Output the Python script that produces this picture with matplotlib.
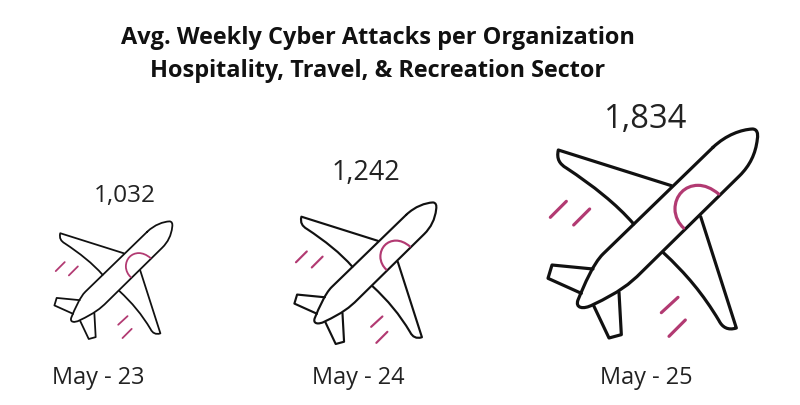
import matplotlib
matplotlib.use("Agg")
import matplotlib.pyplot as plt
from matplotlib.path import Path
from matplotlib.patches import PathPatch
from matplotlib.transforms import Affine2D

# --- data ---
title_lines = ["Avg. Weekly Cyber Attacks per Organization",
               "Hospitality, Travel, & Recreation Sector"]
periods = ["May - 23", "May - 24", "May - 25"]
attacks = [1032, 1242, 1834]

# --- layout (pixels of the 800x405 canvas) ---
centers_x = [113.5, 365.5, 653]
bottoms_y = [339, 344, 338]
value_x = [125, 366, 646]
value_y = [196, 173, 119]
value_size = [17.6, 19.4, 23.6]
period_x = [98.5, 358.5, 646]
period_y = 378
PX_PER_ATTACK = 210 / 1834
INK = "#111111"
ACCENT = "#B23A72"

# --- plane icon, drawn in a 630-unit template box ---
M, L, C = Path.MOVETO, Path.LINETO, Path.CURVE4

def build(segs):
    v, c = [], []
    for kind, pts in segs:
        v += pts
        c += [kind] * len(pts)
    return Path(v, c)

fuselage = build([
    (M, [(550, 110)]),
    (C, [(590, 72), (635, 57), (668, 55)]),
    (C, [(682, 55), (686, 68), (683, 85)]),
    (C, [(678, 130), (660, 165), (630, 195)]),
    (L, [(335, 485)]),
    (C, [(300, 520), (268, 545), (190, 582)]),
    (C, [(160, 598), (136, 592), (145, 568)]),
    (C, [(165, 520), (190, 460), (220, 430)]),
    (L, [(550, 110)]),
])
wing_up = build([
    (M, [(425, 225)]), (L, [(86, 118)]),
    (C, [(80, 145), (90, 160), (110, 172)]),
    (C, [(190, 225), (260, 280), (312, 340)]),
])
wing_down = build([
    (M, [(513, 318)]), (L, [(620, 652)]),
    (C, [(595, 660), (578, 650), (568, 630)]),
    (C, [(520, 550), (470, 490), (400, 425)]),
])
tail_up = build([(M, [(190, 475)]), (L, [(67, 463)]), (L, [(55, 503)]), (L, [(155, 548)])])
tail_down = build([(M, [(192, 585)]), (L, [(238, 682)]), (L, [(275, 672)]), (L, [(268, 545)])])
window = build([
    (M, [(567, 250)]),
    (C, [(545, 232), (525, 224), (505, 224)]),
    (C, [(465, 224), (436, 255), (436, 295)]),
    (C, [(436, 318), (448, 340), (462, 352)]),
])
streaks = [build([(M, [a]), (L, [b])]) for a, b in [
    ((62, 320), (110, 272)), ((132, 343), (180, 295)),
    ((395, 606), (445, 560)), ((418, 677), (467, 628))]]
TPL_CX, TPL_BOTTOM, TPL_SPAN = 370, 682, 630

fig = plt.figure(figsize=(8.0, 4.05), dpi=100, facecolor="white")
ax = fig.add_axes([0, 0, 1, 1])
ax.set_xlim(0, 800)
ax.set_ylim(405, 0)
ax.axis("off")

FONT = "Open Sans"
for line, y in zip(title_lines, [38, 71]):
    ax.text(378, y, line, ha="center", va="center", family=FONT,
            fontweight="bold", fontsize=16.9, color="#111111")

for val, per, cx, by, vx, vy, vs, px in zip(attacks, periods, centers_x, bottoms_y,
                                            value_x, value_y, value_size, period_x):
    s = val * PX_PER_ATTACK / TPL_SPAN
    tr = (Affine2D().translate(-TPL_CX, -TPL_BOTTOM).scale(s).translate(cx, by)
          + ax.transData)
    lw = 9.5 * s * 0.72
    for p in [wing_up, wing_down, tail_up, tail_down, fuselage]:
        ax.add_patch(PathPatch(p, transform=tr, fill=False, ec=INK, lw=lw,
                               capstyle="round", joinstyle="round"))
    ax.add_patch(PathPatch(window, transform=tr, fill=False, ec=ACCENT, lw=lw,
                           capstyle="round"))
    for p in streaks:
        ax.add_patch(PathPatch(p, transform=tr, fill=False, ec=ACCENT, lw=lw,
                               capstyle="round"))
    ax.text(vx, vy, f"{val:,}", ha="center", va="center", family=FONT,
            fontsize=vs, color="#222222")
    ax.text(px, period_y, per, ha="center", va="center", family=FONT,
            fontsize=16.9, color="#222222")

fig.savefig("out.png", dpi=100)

STATED GOAL: From the first line above through the line containing "attacks = [1032, 1242, 1834]", copy everything exactly, without the pictures.

COMPLETE ANSWER:
Output the Python script that produces this picture with matplotlib.
import matplotlib
matplotlib.use("Agg")
import matplotlib.pyplot as plt
from matplotlib.path import Path
from matplotlib.patches import PathPatch
from matplotlib.transforms import Affine2D

# --- data ---
title_lines = ["Avg. Weekly Cyber Attacks per Organization",
               "Hospitality, Travel, & Recreation Sector"]
periods = ["May - 23", "May - 24", "May - 25"]
attacks = [1032, 1242, 1834]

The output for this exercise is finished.